Les éditions Sully ont l’excellente idée de publier un deuxième volume de la splendide collection de Yokai de Yumoto Koichi. Ancien conservateur du Kawasaki City Museum, il poursuit des recherches sur les yokai au travers de sa collection, la plus riche du monde, tout en enseignant cette culture à l’université. Nous avions déjà eu le plaisir de rendre compte du premier tome Le musée des Yokai (1).
Le monde merveilleux des Yokai est subdivisé en trois chapitres. Le premier, l’univers artistique des Yokaï, est centré sur la conception picturale de ces monstres. Nous n’échappons pas à la très fameuse Parade nocturne des cent démons. Elle apparaît au travers de multiples emaki (rouleaux peints) plus ou moins maîtrisés. Cependant, d’autres sujets sont mis en scène avec bonheur. En effet, on contemple avec délectation la finesse du trait de combat contre le Shuten-dôji. Tout comme nous pouvons admirer le travail préparatoire au trait concernant cette même aventure. Suit à la fin tout un bestiaire de personnages aux formes les plus extravagantes et aux intentions plus que douteuses.
Le deuxième chapitre aborde le genre graphique par excellent de l’art japonais, à savoir : l’estampe, dans les Yokai imprimés. Ici aussi, la beauté et l’exubérance des artistes n’ont plus de limite. Il suffit d’admirer L’Apparition des Yokaï de Tsuchigumo pour s’en rendre compte avec une immense délectation. Toutefois, c’est sous sa forme imprimée la plus conventionnelle que la collection de Yumoto Koichi nous offre une multitude d’autres trésors, à savoir :journaux, enveloppes, illustrations diverses, jeu de cartes, etc.

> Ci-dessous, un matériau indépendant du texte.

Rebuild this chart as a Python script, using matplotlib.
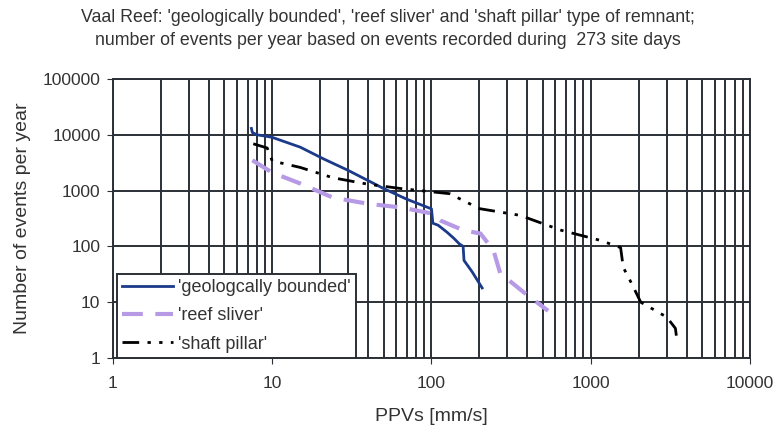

Le troisième chapitre, les Yokaï devenus objets, quant à lui, nous immerge dans la troisième dimension. À savoir qu’il fourmille de sujets en volume des plus inattendus. Notamment des centaines de statues assises ou debout en bois de l’époque Edo. Elles sont d’une saisissante véracité !
En fin d’ouvrage, l’auteur nous gratifie d’un petit livre illustré par Saitô Gesshin : Jinmen Zôshi. Bien que le sujet porte sur les habitants d’Edo et non sur les Yokai, l’esprit qui sous-tend l’ouvrage est très proche de la force qui anime les êtres extravagants.
On perçoit, à travers ce livre, que les Yokai sont devenus au fil du temps des êtres à part entière pour le peuple japonais. De la peur des débuts, leur fréquentation quotidienne finit par les rendre, sinon amicaux, tout au moins d’une neutralité rassurante. Il les considère comme un monde concret parallèle au leur. Peut-être même qu’il s’apparente à un miroir qui renvoie le côté sombre de ses contradictions.
Un bel ouvrage à explorer au-delà des apparences bien souvent trompeuses.
Camille DOUZELET et Pierrick SAUZON
(1) lire notre chronique sur le tome 1 : https://asiexpo.fr/le-musee-des-yokai-lart-japonais-des-etres-surnaturels-de-la-collection-yumoto-koichi-par-lui-meme/
Le monde merveilleux des Yokai, les êtres surnaturels dans l’art japonais de la collection Yumoto Koichi, 256 pages, 35€, éd. Sully.